Given exercise
Print the lines of the listing below verbatim from its first line through the line bearing "plt.rcParams['mathtext.bf'] = 'Liberation". Any pictures are to be omitted.

Source data

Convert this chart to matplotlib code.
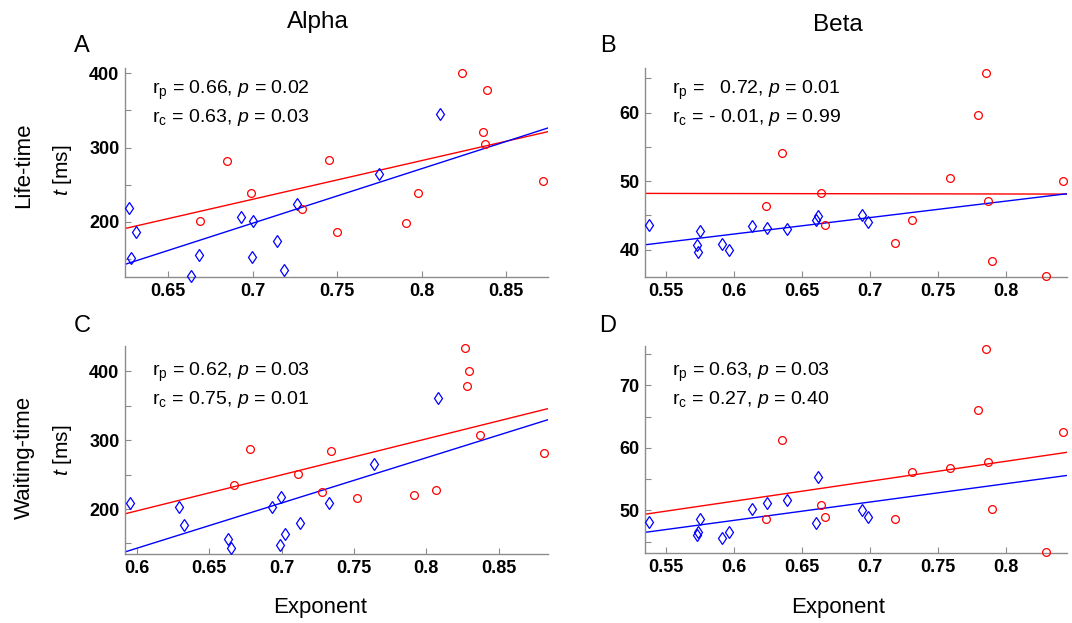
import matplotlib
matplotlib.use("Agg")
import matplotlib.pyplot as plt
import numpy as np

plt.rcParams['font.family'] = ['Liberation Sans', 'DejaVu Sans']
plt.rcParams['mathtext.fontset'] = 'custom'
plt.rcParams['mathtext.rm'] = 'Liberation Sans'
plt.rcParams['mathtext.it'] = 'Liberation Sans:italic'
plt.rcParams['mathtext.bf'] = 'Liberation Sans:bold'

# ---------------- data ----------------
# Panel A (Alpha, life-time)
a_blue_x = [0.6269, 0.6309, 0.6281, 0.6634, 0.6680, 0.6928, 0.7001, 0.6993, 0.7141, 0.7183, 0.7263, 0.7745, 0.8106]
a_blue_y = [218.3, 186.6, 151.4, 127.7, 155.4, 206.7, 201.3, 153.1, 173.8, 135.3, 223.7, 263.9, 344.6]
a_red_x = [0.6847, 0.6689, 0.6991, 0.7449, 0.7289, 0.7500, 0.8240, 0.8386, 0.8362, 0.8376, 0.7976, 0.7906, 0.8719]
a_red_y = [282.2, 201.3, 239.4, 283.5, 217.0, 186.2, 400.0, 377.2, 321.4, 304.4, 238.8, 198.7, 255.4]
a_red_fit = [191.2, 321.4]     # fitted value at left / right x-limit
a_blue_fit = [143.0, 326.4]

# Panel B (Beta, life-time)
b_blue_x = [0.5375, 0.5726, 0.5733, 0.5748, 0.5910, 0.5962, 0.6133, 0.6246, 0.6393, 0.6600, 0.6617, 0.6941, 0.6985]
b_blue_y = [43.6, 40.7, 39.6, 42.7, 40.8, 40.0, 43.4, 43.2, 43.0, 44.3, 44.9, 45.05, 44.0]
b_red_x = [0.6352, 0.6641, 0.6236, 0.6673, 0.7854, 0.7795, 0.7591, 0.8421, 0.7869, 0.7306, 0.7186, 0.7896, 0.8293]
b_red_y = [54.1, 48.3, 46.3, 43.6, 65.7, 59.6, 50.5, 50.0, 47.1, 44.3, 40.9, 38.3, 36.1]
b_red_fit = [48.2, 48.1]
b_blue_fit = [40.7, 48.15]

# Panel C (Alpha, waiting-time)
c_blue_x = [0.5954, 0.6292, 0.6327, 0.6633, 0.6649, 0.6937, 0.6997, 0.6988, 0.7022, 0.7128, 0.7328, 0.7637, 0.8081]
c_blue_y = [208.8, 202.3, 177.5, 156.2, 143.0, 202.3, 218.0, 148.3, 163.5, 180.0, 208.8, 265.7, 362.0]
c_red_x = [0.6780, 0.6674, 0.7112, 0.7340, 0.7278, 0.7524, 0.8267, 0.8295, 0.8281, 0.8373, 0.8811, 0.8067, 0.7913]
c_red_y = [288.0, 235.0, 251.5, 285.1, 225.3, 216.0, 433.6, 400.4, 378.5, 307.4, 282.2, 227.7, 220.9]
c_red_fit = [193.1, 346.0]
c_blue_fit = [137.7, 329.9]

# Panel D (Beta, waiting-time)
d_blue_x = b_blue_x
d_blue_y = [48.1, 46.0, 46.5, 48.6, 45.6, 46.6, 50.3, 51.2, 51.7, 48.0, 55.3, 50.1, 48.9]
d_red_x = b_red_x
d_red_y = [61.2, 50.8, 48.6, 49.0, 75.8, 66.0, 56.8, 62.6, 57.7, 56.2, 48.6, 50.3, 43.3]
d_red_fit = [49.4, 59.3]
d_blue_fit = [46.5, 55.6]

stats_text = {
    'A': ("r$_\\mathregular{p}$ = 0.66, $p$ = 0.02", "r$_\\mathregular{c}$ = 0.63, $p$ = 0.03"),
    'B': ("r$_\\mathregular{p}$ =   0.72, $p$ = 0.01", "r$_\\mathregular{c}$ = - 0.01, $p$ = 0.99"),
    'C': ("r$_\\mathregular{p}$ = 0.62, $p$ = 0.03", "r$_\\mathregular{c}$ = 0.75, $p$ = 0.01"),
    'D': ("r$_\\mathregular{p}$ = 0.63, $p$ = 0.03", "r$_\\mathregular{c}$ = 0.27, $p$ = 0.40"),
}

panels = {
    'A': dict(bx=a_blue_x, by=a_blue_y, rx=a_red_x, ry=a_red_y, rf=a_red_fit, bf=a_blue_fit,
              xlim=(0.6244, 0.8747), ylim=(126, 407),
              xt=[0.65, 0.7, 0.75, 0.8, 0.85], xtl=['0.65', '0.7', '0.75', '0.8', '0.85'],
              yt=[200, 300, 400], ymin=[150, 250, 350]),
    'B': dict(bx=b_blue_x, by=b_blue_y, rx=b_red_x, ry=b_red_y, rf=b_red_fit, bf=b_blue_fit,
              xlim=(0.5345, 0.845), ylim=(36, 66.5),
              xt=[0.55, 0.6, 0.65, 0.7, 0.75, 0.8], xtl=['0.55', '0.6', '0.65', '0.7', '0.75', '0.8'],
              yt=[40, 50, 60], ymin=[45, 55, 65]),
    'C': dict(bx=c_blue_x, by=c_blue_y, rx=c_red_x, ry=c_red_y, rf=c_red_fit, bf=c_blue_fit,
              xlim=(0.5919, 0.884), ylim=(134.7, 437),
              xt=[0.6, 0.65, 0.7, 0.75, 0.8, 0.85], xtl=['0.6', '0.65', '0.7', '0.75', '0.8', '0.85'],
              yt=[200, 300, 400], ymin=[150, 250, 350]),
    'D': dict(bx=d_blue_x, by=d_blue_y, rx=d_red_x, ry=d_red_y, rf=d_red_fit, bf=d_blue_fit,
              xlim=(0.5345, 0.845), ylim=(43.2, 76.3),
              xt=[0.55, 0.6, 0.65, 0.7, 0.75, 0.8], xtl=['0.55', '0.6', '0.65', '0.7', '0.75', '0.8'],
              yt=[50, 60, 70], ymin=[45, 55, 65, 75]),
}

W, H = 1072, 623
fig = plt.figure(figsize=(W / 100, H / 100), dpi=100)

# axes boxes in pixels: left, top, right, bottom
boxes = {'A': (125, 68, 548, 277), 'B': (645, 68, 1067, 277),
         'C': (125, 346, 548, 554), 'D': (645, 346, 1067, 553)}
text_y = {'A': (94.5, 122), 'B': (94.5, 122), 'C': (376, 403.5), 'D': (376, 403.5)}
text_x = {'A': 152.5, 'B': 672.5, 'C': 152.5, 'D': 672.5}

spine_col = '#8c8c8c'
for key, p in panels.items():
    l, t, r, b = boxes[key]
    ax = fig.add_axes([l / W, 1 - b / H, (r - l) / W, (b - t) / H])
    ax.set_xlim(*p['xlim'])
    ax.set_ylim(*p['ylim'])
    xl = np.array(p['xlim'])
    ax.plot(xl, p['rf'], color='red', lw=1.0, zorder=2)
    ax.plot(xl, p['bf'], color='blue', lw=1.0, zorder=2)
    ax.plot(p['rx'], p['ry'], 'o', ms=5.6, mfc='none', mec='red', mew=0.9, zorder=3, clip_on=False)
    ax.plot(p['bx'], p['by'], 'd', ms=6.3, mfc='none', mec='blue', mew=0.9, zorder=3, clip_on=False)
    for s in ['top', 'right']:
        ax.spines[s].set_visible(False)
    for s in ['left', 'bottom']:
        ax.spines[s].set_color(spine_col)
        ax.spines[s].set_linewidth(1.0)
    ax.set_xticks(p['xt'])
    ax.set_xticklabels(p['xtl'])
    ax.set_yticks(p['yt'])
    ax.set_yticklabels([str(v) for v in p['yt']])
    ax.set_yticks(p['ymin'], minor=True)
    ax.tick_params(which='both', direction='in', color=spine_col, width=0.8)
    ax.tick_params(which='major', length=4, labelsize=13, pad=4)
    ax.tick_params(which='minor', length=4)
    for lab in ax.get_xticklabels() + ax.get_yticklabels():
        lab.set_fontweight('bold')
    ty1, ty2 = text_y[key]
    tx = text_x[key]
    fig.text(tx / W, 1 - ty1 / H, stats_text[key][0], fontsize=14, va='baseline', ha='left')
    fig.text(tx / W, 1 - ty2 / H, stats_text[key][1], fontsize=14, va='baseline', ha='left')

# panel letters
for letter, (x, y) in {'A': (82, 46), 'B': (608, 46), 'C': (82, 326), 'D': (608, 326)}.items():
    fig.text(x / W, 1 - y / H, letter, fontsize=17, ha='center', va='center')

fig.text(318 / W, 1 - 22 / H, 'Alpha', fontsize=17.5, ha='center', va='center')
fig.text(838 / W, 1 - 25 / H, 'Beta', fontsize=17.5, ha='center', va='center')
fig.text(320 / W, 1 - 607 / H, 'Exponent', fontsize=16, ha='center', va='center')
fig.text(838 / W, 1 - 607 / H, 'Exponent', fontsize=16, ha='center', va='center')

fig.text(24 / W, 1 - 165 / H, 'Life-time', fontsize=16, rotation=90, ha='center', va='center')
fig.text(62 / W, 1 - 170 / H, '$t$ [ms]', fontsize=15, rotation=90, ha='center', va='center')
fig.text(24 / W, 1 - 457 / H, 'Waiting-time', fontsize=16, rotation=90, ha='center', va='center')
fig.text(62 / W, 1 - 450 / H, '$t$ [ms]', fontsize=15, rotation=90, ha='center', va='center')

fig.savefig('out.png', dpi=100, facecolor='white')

Answer to this task
Convert this chart to matplotlib code.
import matplotlib
matplotlib.use("Agg")
import matplotlib.pyplot as plt
import numpy as np

plt.rcParams['font.family'] = ['Liberation Sans', 'DejaVu Sans']
plt.rcParams['mathtext.fontset'] = 'custom'
plt.rcParams['mathtext.rm'] = 'Liberation Sans'
plt.rcParams['mathtext.it'] = 'Liberation Sans:italic'
plt.rcParams['mathtext.bf'] = 'Liberation Sans:bold'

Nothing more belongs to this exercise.